Rows from a dataset of charts and code
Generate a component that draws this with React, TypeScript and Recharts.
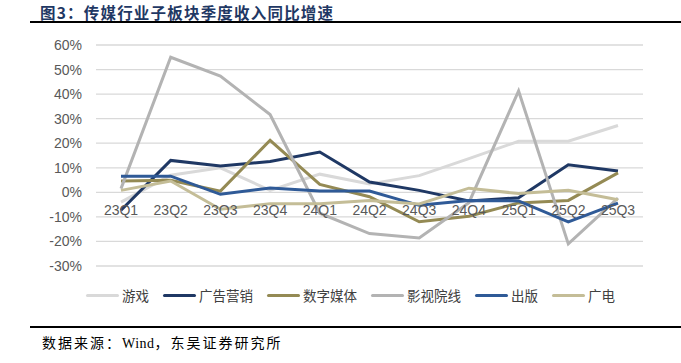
import { LineChart, Line, XAxis, YAxis, CartesianGrid } from 'recharts'

const quarters = ['23Q1', '23Q2', '23Q3', '23Q4', '24Q1', '24Q2', '24Q3', '24Q4', '25Q1', '25Q2', '25Q3']

// 同比增速（%）
const youxi = [-4, 7, 10, 0.8, 7.4, 3.4, 6.8, 13.7, 20.8, 20.8, 27.2]
const guanggao = [-7.3, 13, 10.7, 12.6, 16.4, 4.2, 0.8, -3.5, -2.2, 11.2, 8.7]
const shuzi = [4.6, 4.9, 0.5, 21.2, 3.2, -1.8, -12, -9.7, -4.3, -3.3, 7.9]
const yingshi = [1.5, 55, 47.3, 31.7, -8.5, -16.8, -18.6, -4.2, 41.3, -21, -2.4]
const chuban = [6.6, 6.6, -0.8, 1.8, 0.5, 0.5, -5.3, -3.3, -3.5, -12, -4.4]
const guangdian = [0.8, 4.6, -6.9, -4.6, -4.6, -3.3, -4.7, 1.7, -0.5, 0.8, -3]

const yTicks = [-30, -20, -10, 0, 10, 20, 30, 40, 50, 60]

const series = [
  { key: 'youxi', name: '游戏', color: '#d9d9d9', values: youxi },
  { key: 'guanggao', name: '广告营销', color: '#1f3864', values: guanggao },
  { key: 'shuzi', name: '数字媒体', color: '#948a54', values: shuzi },
  { key: 'yingshi', name: '影视院线', color: '#b3b3b3', values: yingshi },
  { key: 'chuban', name: '出版', color: '#2f5a97', values: chuban },
  { key: 'guangdian', name: '广电', color: '#c4bd97', values: guangdian },
]

const data = quarters.map((q, i) => {
  const row: Record<string, string | number> = { q }
  series.forEach(s => { row[s.key] = s.values[i] })
  return row
})

const cjk = '"Noto Sans CJK SC", sans-serif'
const arial = "Arial, 'Liberation Sans', sans-serif"

// x轴标签画在 0% 线下方（Excel 默认的横轴位置）
function QuarterTick({ x, y, payload }: { x?: number; y?: number; payload?: { value: string } }) {
  return (
    <text x={x} y={(y ?? 0) - 51} textAnchor="middle" fill="#595959" fontSize={14} fontFamily={arial}>
      {payload?.value}
    </text>
  )
}

function ChartLegend() {
  return (
    <div style={{ position: 'absolute', left: 20, width: 661, top: 285, display: 'flex', justifyContent: 'center', gap: 14, fontFamily: cjk, fontSize: 13.5, color: '#404040', lineHeight: '20px' }}>
      {series.map(s => (
        <div key={s.key} style={{ display: 'flex', alignItems: 'center', gap: 3 }}>
          <span style={{ display: 'inline-block', width: 33, height: 3, borderRadius: 2, background: s.color }} />
          <span>{s.name}</span>
        </div>
      ))}
    </div>
  )
}

export default function App() {
  return (
    <div style={{ position: 'fixed', left: 0, top: 0, width: 681, height: 363, background: '#fff', overflow: 'hidden' }}>
      <div style={{ position: 'absolute', left: 40, top: 1, fontFamily: cjk, fontWeight: 700, fontSize: 15.5, letterSpacing: 1.2, color: '#1f3864' }}>
        图3：传媒行业子板块季度收入同比增速
      </div>
      <div style={{ position: 'absolute', left: 30, right: 0, top: 21, height: 2, background: '#000' }} />

      <div style={{ position: 'absolute', left: 0, top: 0 }}>
        <LineChart width={681} height={363} data={data} margin={{ top: 45, right: 38, bottom: 77, left: 0 }}>
          <CartesianGrid vertical={false} stroke="#d9d9d9" strokeWidth={1.3} />
          <XAxis
            dataKey="q"
            axisLine={false}
            tickLine={false}
            tickSize={0}
            tickMargin={0}
            height={20}
            padding={{ left: 25, right: 25 }}
            tick={<QuarterTick />}
            interval={0}
          />
          <YAxis
            domain={[-30, 60]}
            ticks={yTicks}
            width={96}
            axisLine={false}
            tickLine={false}
            tickSize={0}
            tickMargin={14}
            tickFormatter={(v: number) => `${v}%`}
            tick={{ fill: '#595959', fontSize: 14, fontFamily: arial }}
          />
          {series.map(s => (
            <Line
              key={s.key}
              dataKey={s.key}
              name={s.name}
              stroke={s.color}
              strokeWidth={3}
              dot={false}
              type="linear"
              isAnimationActive={false}
            />
          ))}
        </LineChart>
      </div>

      <ChartLegend />

      <div style={{ position: 'absolute', left: 30, right: 0, top: 326, height: 2, background: '#000' }} />
      <div style={{ position: 'absolute', left: 42, top: 332, fontFamily: cjk, fontSize: 14, letterSpacing: 2, color: '#000' }}>
        数据来源：<span style={{ fontFamily: "'Liberation Serif', serif", letterSpacing: 0.5 }}>Wind</span>，东吴证券研究所
      </div>
    </div>
  )
}
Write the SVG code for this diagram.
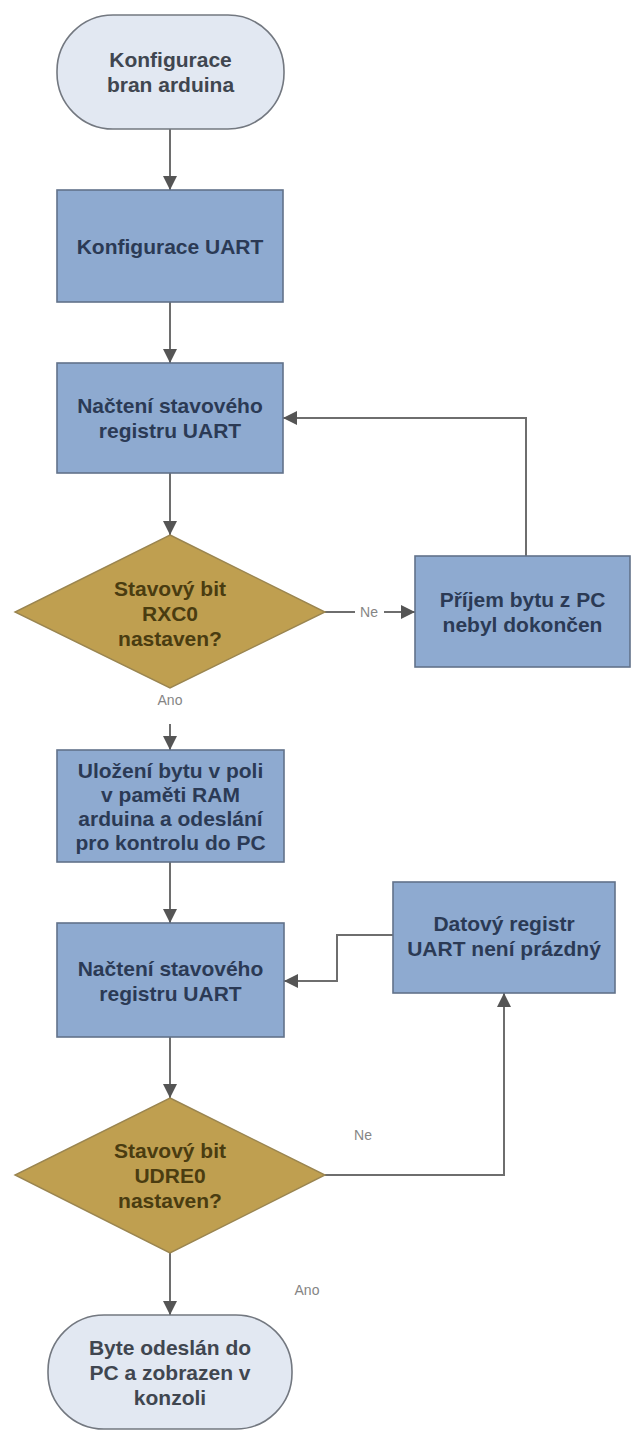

▶ [Exercise requirements] All of the data needs repeating exactly, but the pictures do not.

▶ [Task output]
Generate a component that draws this with React, TypeScript and Recharts.
import { LineChart, Line, XAxis, YAxis, CartesianGrid } from 'recharts'

const quarters = ['23Q1', '23Q2', '23Q3', '23Q4', '24Q1', '24Q2', '24Q3', '24Q4', '25Q1', '25Q2', '25Q3']

// 同比增速（%）
const youxi = [-4, 7, 10, 0.8, 7.4, 3.4, 6.8, 13.7, 20.8, 20.8, 27.2]
const guanggao = [-7.3, 13, 10.7, 12.6, 16.4, 4.2, 0.8, -3.5, -2.2, 11.2, 8.7]
const shuzi = [4.6, 4.9, 0.5, 21.2, 3.2, -1.8, -12, -9.7, -4.3, -3.3, 7.9]
const yingshi = [1.5, 55, 47.3, 31.7, -8.5, -16.8, -18.6, -4.2, 41.3, -21, -2.4]
const chuban = [6.6, 6.6, -0.8, 1.8, 0.5, 0.5, -5.3, -3.3, -3.5, -12, -4.4]
const guangdian = [0.8, 4.6, -6.9, -4.6, -4.6, -3.3, -4.7, 1.7, -0.5, 0.8, -3]

const yTicks = [-30, -20, -10, 0, 10, 20, 30, 40, 50, 60]

const series = [
  { key: 'youxi', name: '游戏', color: '#d9d9d9', values: youxi },
  { key: 'guanggao', name: '广告营销', color: '#1f3864', values: guanggao },
  { key: 'shuzi', name: '数字媒体', color: '#948a54', values: shuzi },
  { key: 'yingshi', name: '影视院线', color: '#b3b3b3', values: yingshi },
  { key: 'chuban', name: '出版', color: '#2f5a97', values: chuban },
  { key: 'guangdian', name: '广电', color: '#c4bd97', values: guangdian },
]

const data = quarters.map((q, i) => {
  const row: Record<string, string | number> = { q }
  series.forEach(s => { row[s.key] = s.values[i] })
  return row
})

const cjk = '"Noto Sans CJK SC", sans-serif'
const arial = "Arial, 'Liberation Sans', sans-serif"

// x轴标签画在 0% 线下方（Excel 默认的横轴位置）
function QuarterTick({ x, y, payload }: { x?: number; y?: number; payload?: { value: string } }) {
  return (
    <text x={x} y={(y ?? 0) - 51} textAnchor="middle" fill="#595959" fontSize={14} fontFamily={arial}>
      {payload?.value}
    </text>
  )
}

function ChartLegend() {
  return (
    <div style={{ position: 'absolute', left: 20, width: 661, top: 285, display: 'flex', justifyContent: 'center', gap: 14, fontFamily: cjk, fontSize: 13.5, color: '#404040', lineHeight: '20px' }}>
      {series.map(s => (
        <div key={s.key} style={{ display: 'flex', alignItems: 'center', gap: 3 }}>
          <span style={{ display: 'inline-block', width: 33, height: 3, borderRadius: 2, background: s.color }} />
          <span>{s.name}</span>
        </div>
      ))}
    </div>
  )
}

export default function App() {
  return (
    <div style={{ position: 'fixed', left: 0, top: 0, width: 681, height: 363, background: '#fff', overflow: 'hidden' }}>
      <div style={{ position: 'absolute', left: 40, top: 1, fontFamily: cjk, fontWeight: 700, fontSize: 15.5, letterSpacing: 1.2, color: '#1f3864' }}>
        图3：传媒行业子板块季度收入同比增速
      </div>
      <div style={{ position: 'absolute', left: 30, right: 0, top: 21, height: 2, background: '#000' }} />

      <div style={{ position: 'absolute', left: 0, top: 0 }}>
        <LineChart width={681} height={363} data={data} margin={{ top: 45, right: 38, bottom: 77, left: 0 }}>
          <CartesianGrid vertical={false} stroke="#d9d9d9" strokeWidth={1.3} />
          <XAxis
            dataKey="q"
            axisLine={false}
            tickLine={false}
            tickSize={0}
            tickMargin={0}
            height={20}
            padding={{ left: 25, right: 25 }}
            tick={<QuarterTick />}
            interval={0}
          />
          <YAxis
            domain={[-30, 60]}
            ticks={yTicks}
            width={96}
            axisLine={false}
            tickLine={false}
            tickSize={0}
            tickMargin={14}
            tickFormatter={(v: number) => `${v}%`}
            tick={{ fill: '#595959', fontSize: 14, fontFamily: arial }}
          />
          {series.map(s => (
            <Line
              key={s.key}
              dataKey={s.key}
              name={s.name}
              stroke={s.color}
              strokeWidth={3}
              dot={false}
              type="linear"
              isAnimationActive={false}
            />
          ))}
        </LineChart>
      </div>

      <ChartLegend />

      <div style={{ position: 'absolute', left: 30, right: 0, top: 326, height: 2, background: '#000' }} />
      <div style={{ position: 'absolute', left: 42, top: 332, fontFamily: cjk, fontSize: 14, letterSpacing: 2, color: '#000' }}>
        数据来源：<span style={{ fontFamily: "'Liberation Serif', serif", letterSpacing: 0.5 }}>Wind</span>，东吴证券研究所
      </div>
    </div>
  )
}
Write the SVG code for this diagram.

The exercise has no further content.